**WORK TO BE COMPLETED:**
Take the material below and extract the lines from the one with "Reproduce this chart with matplotlib." through the one with "plt.rcParams['font.family'] = ['Noto", word for word, without pictures.

**RAW DATA:**
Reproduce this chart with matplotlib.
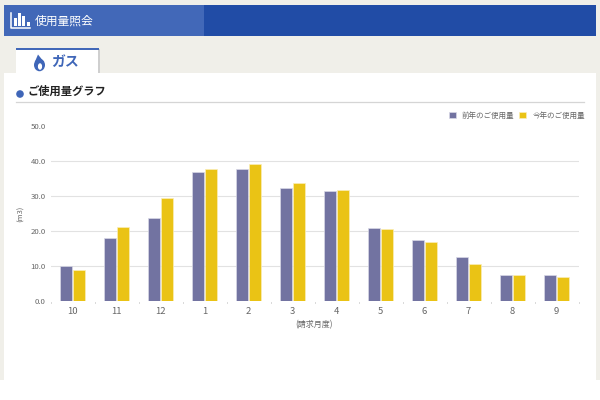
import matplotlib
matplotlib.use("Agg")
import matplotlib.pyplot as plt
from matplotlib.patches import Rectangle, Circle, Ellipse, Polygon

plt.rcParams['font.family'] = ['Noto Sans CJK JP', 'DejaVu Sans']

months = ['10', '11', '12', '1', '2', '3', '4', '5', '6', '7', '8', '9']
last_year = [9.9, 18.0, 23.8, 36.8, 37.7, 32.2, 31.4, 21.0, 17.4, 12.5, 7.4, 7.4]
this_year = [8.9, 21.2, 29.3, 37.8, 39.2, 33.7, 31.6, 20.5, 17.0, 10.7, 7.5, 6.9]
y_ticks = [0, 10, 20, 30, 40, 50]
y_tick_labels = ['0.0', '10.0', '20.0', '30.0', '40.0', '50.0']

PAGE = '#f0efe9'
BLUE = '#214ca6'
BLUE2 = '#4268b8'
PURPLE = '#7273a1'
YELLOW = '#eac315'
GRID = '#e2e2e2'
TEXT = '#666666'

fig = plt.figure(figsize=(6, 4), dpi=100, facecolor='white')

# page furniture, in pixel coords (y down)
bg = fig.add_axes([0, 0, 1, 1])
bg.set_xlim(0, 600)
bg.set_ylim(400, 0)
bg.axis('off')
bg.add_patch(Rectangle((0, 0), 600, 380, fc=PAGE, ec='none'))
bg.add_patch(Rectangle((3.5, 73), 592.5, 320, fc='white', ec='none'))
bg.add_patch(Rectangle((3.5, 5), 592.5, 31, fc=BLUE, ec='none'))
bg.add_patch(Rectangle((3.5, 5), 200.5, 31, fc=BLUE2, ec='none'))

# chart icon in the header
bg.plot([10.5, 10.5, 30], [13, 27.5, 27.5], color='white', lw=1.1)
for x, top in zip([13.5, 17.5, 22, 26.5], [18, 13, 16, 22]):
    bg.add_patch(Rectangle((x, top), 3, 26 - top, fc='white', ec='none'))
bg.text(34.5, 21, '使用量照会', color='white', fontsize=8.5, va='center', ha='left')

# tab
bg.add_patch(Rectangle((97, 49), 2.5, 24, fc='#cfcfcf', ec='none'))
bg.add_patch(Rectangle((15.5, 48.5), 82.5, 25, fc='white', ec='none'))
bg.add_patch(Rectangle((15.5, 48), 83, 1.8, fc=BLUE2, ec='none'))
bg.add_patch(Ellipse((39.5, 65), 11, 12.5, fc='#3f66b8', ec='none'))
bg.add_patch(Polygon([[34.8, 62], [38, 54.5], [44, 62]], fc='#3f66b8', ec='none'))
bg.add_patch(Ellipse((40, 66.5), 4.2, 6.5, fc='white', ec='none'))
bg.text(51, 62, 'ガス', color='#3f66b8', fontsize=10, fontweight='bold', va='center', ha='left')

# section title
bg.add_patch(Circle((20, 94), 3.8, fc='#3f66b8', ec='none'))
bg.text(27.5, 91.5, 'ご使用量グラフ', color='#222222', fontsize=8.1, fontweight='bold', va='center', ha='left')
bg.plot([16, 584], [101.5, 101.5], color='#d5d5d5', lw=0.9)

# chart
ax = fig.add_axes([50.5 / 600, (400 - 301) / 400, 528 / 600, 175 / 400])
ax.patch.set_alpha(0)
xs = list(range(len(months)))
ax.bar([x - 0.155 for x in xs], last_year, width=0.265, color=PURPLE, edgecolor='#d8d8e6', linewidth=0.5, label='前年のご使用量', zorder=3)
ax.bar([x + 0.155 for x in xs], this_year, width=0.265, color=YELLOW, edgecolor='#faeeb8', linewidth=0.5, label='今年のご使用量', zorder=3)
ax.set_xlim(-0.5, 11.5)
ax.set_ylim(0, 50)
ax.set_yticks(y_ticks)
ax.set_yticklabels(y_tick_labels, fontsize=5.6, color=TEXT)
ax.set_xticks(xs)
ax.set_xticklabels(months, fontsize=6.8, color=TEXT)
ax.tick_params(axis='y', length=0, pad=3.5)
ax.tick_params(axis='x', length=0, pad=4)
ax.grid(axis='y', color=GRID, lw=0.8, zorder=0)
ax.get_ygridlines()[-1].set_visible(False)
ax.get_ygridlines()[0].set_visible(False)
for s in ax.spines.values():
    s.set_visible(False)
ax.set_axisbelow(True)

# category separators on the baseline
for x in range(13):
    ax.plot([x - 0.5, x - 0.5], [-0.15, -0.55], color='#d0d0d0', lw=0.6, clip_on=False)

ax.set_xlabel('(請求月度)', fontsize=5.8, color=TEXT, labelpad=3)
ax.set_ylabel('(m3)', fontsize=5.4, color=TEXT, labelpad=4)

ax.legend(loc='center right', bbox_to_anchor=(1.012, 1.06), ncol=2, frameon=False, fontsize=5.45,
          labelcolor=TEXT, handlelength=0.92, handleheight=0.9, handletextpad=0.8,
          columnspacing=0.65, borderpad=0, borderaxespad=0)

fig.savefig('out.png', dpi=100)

--

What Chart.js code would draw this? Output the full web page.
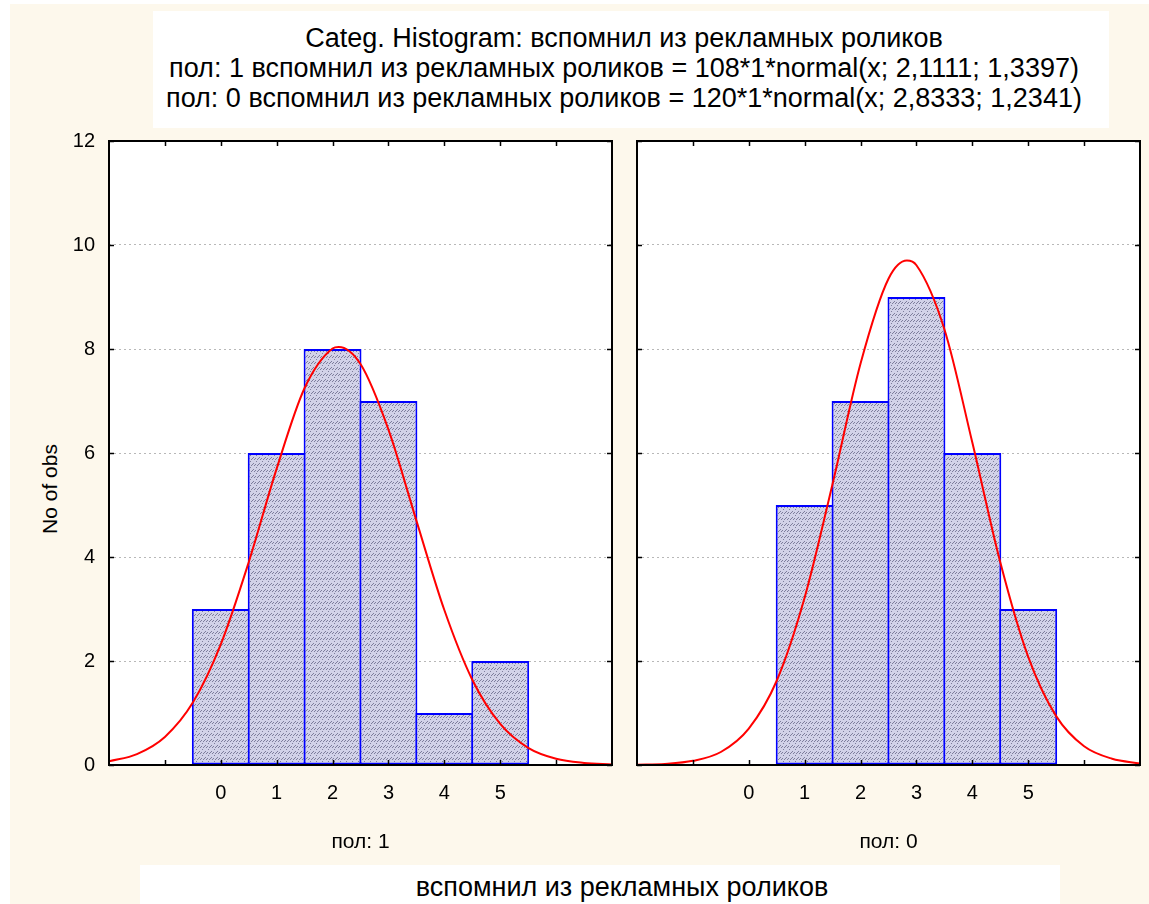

**WRITTEN RESPONSE:**
Reproduce this chart with matplotlib.
import matplotlib
matplotlib.use("Agg")
import matplotlib.pyplot as plt
from matplotlib.patches import Rectangle, Circle, Ellipse, Polygon

plt.rcParams['font.family'] = ['Noto Sans CJK JP', 'DejaVu Sans']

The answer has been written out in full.